» EXERCISE PROMPT: Copy out exactly the lines from the one holding "Output the Python" through the one holding "y_ticks = [60, 80, 100, 120, 140, 160, 180]", ends included; omit images.

--- Start of INFORMATION SUPPLIED ---

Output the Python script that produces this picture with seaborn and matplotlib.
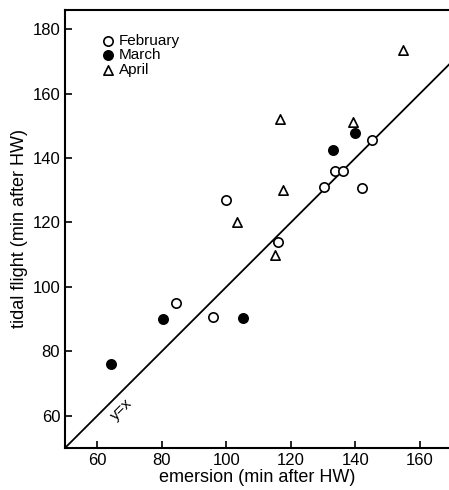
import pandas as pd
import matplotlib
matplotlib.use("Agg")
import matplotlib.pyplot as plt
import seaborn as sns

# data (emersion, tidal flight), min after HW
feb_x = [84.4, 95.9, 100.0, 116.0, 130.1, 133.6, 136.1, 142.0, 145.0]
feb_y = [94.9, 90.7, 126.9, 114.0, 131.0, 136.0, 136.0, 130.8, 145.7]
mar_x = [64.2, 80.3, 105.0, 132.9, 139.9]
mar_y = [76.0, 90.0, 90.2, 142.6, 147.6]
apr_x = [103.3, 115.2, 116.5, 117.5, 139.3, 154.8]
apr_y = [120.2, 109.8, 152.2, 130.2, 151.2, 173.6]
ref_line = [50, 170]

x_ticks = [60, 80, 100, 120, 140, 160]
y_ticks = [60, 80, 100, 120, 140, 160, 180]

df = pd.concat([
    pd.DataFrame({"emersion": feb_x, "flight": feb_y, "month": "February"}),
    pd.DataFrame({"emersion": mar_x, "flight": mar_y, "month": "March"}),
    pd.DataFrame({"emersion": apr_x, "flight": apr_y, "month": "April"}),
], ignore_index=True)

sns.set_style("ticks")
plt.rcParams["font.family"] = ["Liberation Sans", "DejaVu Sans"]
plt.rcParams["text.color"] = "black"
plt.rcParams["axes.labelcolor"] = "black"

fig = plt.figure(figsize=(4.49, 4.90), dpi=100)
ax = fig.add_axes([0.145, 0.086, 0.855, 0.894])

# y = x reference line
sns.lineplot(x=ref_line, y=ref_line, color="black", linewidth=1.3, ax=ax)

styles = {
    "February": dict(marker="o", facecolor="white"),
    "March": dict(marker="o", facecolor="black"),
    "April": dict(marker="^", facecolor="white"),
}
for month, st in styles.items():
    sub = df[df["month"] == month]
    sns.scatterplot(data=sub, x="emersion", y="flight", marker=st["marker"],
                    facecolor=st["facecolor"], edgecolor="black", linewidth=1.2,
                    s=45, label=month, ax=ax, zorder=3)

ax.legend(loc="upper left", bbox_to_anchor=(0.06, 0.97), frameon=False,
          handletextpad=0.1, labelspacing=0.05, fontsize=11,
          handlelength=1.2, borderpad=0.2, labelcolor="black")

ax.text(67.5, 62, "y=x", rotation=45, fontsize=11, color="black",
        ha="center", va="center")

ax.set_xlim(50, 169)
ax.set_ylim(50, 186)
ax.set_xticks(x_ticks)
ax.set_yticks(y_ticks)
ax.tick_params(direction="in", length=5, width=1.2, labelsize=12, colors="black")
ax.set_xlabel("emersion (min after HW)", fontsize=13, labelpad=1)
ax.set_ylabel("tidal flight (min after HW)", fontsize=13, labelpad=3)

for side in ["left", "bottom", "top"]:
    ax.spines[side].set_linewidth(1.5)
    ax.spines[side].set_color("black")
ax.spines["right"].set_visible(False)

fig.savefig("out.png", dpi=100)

--- End of INFORMATION SUPPLIED ---
--- Start of INFORMATION SUPPLIED ---

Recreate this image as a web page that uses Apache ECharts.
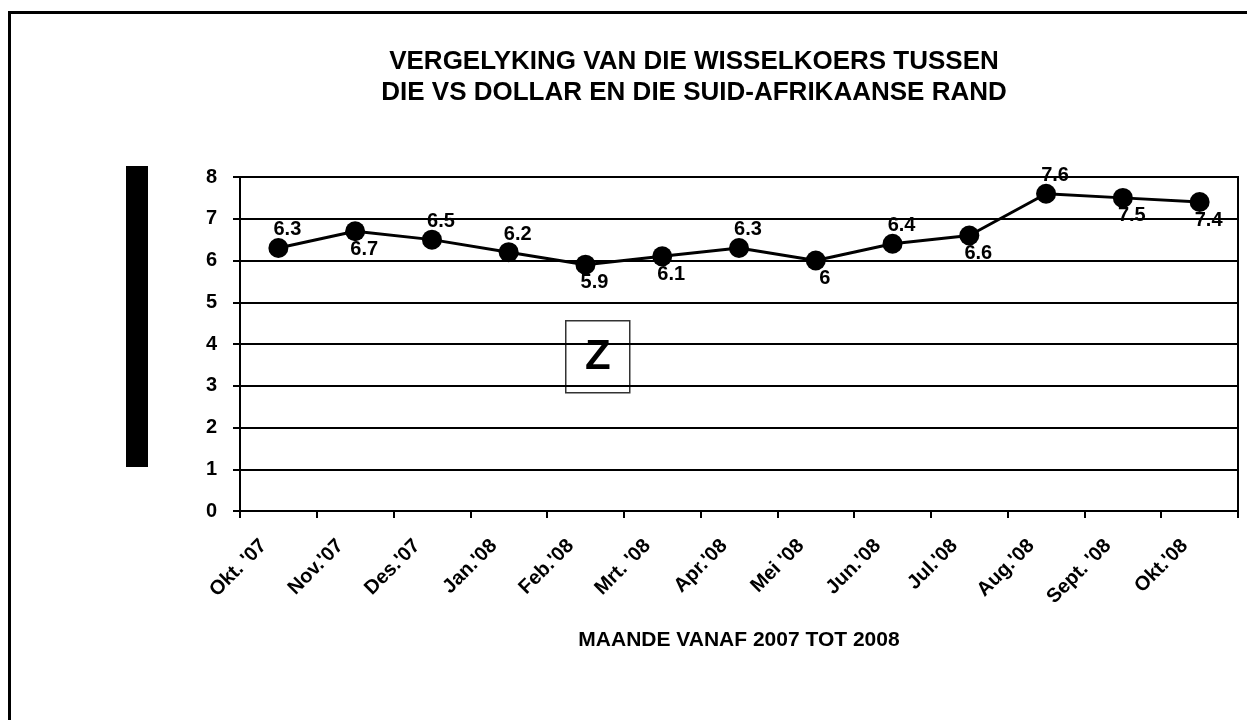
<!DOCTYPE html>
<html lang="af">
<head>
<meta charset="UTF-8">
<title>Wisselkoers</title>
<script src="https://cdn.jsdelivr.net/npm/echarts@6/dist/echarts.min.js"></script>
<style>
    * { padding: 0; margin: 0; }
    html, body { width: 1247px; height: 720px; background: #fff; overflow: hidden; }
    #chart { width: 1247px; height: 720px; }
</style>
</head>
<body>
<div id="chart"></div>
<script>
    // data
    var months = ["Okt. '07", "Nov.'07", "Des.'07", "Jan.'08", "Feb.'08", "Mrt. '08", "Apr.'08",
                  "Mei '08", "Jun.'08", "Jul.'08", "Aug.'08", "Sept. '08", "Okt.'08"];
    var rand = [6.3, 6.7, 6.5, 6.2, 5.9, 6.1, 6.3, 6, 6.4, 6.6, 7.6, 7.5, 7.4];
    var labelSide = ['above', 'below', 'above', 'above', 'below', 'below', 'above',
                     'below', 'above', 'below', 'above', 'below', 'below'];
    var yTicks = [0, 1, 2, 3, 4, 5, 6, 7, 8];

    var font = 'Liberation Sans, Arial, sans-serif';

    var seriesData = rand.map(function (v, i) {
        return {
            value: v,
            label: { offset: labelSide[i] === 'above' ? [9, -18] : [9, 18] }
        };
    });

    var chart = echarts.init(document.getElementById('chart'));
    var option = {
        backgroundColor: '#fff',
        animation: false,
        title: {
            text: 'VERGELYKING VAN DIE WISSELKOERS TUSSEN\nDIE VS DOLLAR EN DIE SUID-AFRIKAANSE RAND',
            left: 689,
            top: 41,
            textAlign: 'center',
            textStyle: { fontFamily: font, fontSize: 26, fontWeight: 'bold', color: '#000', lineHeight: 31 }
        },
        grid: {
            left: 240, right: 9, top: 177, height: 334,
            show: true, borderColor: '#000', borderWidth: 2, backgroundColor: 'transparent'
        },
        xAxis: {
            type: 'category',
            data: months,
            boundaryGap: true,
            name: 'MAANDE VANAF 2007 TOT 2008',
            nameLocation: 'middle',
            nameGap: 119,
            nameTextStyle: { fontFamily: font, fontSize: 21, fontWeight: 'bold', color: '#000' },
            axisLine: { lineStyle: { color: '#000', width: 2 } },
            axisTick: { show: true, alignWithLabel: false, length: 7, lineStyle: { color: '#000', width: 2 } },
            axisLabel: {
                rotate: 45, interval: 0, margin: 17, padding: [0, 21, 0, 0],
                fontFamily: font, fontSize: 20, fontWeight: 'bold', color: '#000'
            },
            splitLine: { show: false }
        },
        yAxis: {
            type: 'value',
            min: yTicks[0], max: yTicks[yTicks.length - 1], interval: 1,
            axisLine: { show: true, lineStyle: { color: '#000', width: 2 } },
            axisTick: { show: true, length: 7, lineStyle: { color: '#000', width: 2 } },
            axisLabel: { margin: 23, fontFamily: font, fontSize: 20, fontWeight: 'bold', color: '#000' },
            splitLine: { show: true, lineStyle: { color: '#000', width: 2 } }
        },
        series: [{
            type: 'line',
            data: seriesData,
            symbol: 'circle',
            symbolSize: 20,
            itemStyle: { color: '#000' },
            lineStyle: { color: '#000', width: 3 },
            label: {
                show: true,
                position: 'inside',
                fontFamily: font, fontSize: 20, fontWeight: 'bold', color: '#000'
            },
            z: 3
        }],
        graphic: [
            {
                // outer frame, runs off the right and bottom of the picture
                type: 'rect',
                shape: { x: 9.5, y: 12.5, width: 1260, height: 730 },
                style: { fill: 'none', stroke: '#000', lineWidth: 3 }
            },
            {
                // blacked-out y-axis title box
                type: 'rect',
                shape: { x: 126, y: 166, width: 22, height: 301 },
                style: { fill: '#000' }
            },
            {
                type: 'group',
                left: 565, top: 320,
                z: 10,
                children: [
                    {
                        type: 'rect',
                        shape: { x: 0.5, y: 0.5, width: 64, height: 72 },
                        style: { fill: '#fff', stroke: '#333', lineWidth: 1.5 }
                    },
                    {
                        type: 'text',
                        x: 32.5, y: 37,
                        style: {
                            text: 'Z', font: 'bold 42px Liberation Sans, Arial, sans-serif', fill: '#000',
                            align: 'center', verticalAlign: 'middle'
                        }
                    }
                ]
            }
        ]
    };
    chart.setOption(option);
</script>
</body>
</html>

--- End of INFORMATION SUPPLIED ---

» RESPONSE:
Output the Python script that produces this picture with seaborn and matplotlib.
import pandas as pd
import matplotlib
matplotlib.use("Agg")
import matplotlib.pyplot as plt
import seaborn as sns

# data (emersion, tidal flight), min after HW
feb_x = [84.4, 95.9, 100.0, 116.0, 130.1, 133.6, 136.1, 142.0, 145.0]
feb_y = [94.9, 90.7, 126.9, 114.0, 131.0, 136.0, 136.0, 130.8, 145.7]
mar_x = [64.2, 80.3, 105.0, 132.9, 139.9]
mar_y = [76.0, 90.0, 90.2, 142.6, 147.6]
apr_x = [103.3, 115.2, 116.5, 117.5, 139.3, 154.8]
apr_y = [120.2, 109.8, 152.2, 130.2, 151.2, 173.6]
ref_line = [50, 170]

x_ticks = [60, 80, 100, 120, 140, 160]
y_ticks = [60, 80, 100, 120, 140, 160, 180]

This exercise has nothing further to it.